When the news broke that Jason Whitlock’s departure from ESPN was official, I checked out Deadspin to see what snarky comment they would have on it, but there was nothing. A day later, still nothing. I thought this odd, since I had previously written about their apparent obsession with the erstwhile Undefeated editor-in-chief, but the other shoe dropped today when they posted a 3,800 word rant from their resident Whitlockologist, Greg Howard.
I have written before that I find Deadspin’s obsession with Jason Whitlock to be confusing. I mean, he is fairly well known among sports writers but he is far from a household name. Yet they seemed to go to great lengths to critique his management of the Undefeated and leak all sorts of private correspondence and documents. This latest article seems to take that obsession to a whole other level.
Jason Whitlock has claimed that much of the writing about him attributed to Greg Howard has actually been written by some of the more senior writers at Deadspin, but after reading this most recent article I find that hard to believe. From my experience reading Deadspin, the longstanding writers, while blunt, if not at times cruel, often have at least a hint self-deprecation. The writer of this article takes himself extremely seriously.
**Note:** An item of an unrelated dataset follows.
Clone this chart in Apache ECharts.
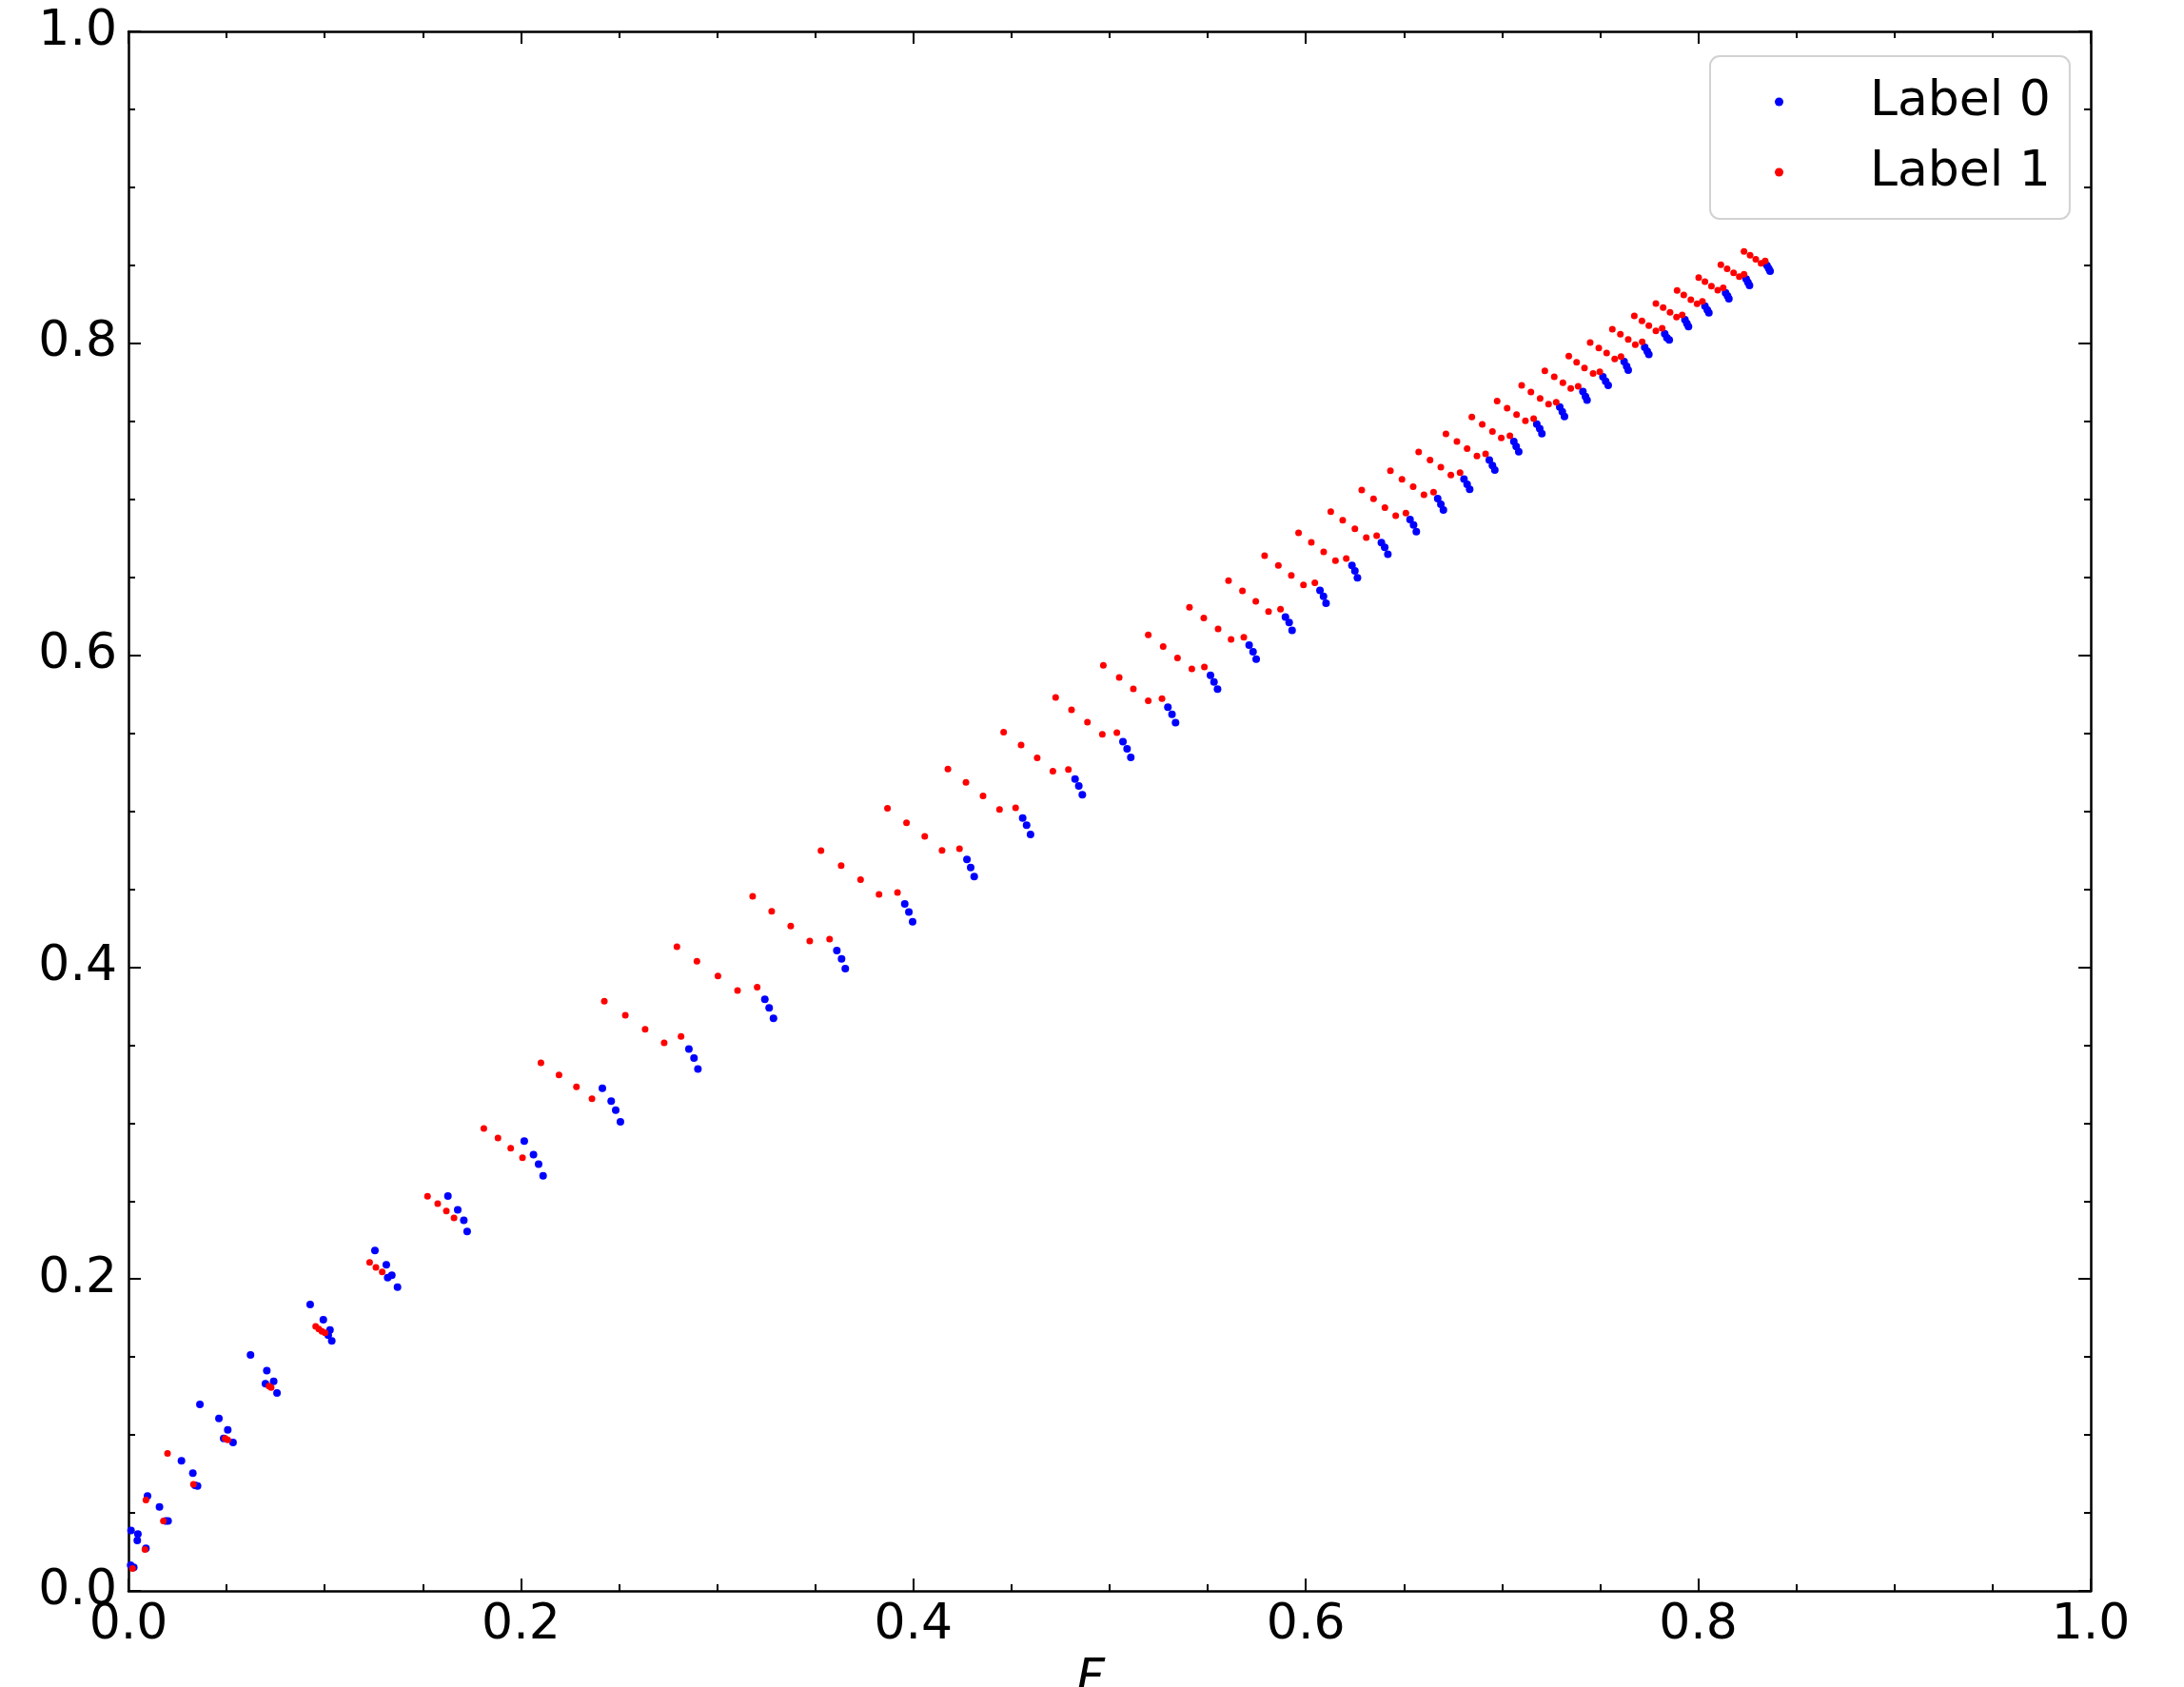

This article, on the other hand, seems to border on being unhinged. An article that is ostensibly about ESPN’s and Jason Whitlock’s troubles with launching The Undefeated spirals off in all directions, calling George W. Bush a war criminal, Kevin Johnson a corrupt sexual harasser, and taking some shots at Grantland as well as numerous ESPN personalities. In between all these attacks are heaping amounts of fawning praise for the work of Ta-Nehisi Coates, a writer for The Atlantic. I am not necessarily disagreeing with the criticisms or praise of these people, but cramming it all into a single article about ESPN’s difficulty in launching The Undefeated adds a shrill tone to the writing.
I read Jason Whitlock’s articles, but I understand much of the criticism of him, and even agree with some of it. But this article lost all credibility when the author said that “he went on PTI and spoke at length about the importance of isolating women from their friends and families while dating”. First of all, the format of PTI prevents anyone from speaking at length about anything. There is only a minute or so for each topic and there are two hosts, so each host only get about 30-40 seconds to speak on the subject. Second of all, the comment that he is referring to was a failed attempt at humour and Whitlock went on Twitter shortly thereafter to explain himself and apologize. Someone who is not familiar with Jason Whitlock and didn’t see that PTI segment would come away with impression that he really does support isolating women from their friends and family, which the author of this article knows is not true.
There are plenty of legitimate criticisms you make about this guy out there, but to twist a failed joke like this indicates that this article was written with malice. The only real objective criticism of Jason Whitlock in this article was the point about him just being a standalone writer for twenty years and not having management experience. That is valid and instructive. The best writers may not make the best managers or editors. Those kind of criticisms have more value than misrepresenting a bad joke.
I like Deadspin. They are irreverent and from time to time they produce some great examples of investigative sports journalism. But I can’t help but feel like there is some sort of untold story about why they are so focused on Jason Whitlock.